The Knoll family’s lawyer, Gilles-William Goldnadel, said yesterday that both of the accused should face “severe punishment for this horrible crime.” Speaking to reports as he entered the court, Mr Goldnadel said “We will need a miracle for the truth to come out of their mouths,” adding that Ms Knoll’s murder was a clear case of “antisemitism motivated by financial gain.”
In an interview, Ms Knoll’s son Alain said “I haven’t cried since my mother died, and I hope that when the murderers have been convicted, I will finally be able to cry…I want to know who stabbed my mother’s body eleven times. You must really hate in order to be able to do that, and this hatred can only be antisemitism.”
His brother Daniel added: “These people are not part of the community of humankind. They are monsters, they must be considered as monsters. Can we talk to monsters? I think it’s going to be next to impossible to talk to them.”

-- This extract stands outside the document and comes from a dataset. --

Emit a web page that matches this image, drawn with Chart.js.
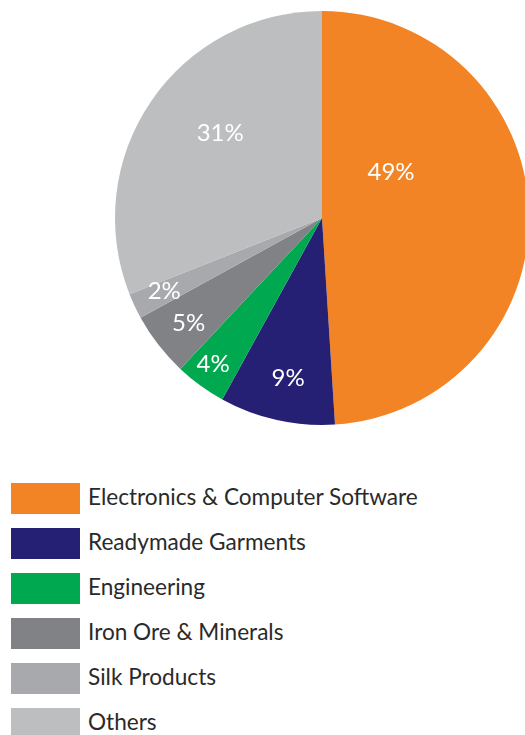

The killing of Ms Knoll took place only one year after the murder of Sarah Halimi, also occuring in Paris. Ms Halimi was a 65-year-old Jewish woman who was murdered by her 27-year-old Muslim neighbour, Kobili Traoré, after he tortured her before pushing her out of a window to her death. The Jewish community in France is said to be carefully watching the trial of Ms Knoll’s murder after France’s Court of Cassation ruled earlier this year that Sarah Halimi’s killer could not be held to stand trial due to being high on cannabis whilst committing the murder.